** start INFORMATION PROVIDED **

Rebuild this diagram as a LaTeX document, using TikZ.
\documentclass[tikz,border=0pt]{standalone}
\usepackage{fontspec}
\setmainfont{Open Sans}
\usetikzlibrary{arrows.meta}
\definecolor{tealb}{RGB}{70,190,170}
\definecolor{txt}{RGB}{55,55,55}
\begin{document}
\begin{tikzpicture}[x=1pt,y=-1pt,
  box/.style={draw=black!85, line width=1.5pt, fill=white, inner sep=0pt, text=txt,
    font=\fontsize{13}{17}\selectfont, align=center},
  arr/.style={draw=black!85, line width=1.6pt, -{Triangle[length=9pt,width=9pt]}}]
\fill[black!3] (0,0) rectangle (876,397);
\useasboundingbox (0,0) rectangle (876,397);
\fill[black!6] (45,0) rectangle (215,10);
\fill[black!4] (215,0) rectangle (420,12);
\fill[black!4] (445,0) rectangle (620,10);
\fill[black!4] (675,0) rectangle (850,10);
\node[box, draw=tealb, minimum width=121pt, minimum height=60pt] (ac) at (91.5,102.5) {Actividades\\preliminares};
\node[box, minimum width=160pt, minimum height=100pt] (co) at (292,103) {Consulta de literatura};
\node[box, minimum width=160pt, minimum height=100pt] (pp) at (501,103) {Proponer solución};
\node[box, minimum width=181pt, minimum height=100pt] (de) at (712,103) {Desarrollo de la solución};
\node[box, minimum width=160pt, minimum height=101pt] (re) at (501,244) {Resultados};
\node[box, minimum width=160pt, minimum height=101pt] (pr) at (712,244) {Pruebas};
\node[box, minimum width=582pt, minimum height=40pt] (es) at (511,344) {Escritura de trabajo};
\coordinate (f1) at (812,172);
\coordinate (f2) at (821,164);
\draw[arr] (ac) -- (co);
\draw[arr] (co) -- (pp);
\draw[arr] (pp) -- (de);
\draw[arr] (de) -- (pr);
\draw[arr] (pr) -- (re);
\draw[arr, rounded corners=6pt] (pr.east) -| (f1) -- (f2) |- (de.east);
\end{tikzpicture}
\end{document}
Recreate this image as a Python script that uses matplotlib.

** end INFORMATION PROVIDED **

▸ PROBLEM REQUIREMENTS
Give the records above again, word for word.

▸ WRITTEN SOLUTION
Rebuild this diagram as a LaTeX document, using TikZ.
\documentclass[tikz,border=0pt]{standalone}
\usepackage{fontspec}
\setmainfont{Open Sans}
\usetikzlibrary{arrows.meta}
\definecolor{tealb}{RGB}{70,190,170}
\definecolor{txt}{RGB}{55,55,55}
\begin{document}
\begin{tikzpicture}[x=1pt,y=-1pt,
  box/.style={draw=black!85, line width=1.5pt, fill=white, inner sep=0pt, text=txt,
    font=\fontsize{13}{17}\selectfont, align=center},
  arr/.style={draw=black!85, line width=1.6pt, -{Triangle[length=9pt,width=9pt]}}]
\fill[black!3] (0,0) rectangle (876,397);
\useasboundingbox (0,0) rectangle (876,397);
\fill[black!6] (45,0) rectangle (215,10);
\fill[black!4] (215,0) rectangle (420,12);
\fill[black!4] (445,0) rectangle (620,10);
\fill[black!4] (675,0) rectangle (850,10);
\node[box, draw=tealb, minimum width=121pt, minimum height=60pt] (ac) at (91.5,102.5) {Actividades\\preliminares};
\node[box, minimum width=160pt, minimum height=100pt] (co) at (292,103) {Consulta de literatura};
\node[box, minimum width=160pt, minimum height=100pt] (pp) at (501,103) {Proponer solución};
\node[box, minimum width=181pt, minimum height=100pt] (de) at (712,103) {Desarrollo de la solución};
\node[box, minimum width=160pt, minimum height=101pt] (re) at (501,244) {Resultados};
\node[box, minimum width=160pt, minimum height=101pt] (pr) at (712,244) {Pruebas};
\node[box, minimum width=582pt, minimum height=40pt] (es) at (511,344) {Escritura de trabajo};
\coordinate (f1) at (812,172);
\coordinate (f2) at (821,164);
\draw[arr] (ac) -- (co);
\draw[arr] (co) -- (pp);
\draw[arr] (pp) -- (de);
\draw[arr] (de) -- (pr);
\draw[arr] (pr) -- (re);
\draw[arr, rounded corners=6pt] (pr.east) -| (f1) -- (f2) |- (de.east);
\end{tikzpicture}
\end{document}
Recreate this image as a Python script that uses matplotlib.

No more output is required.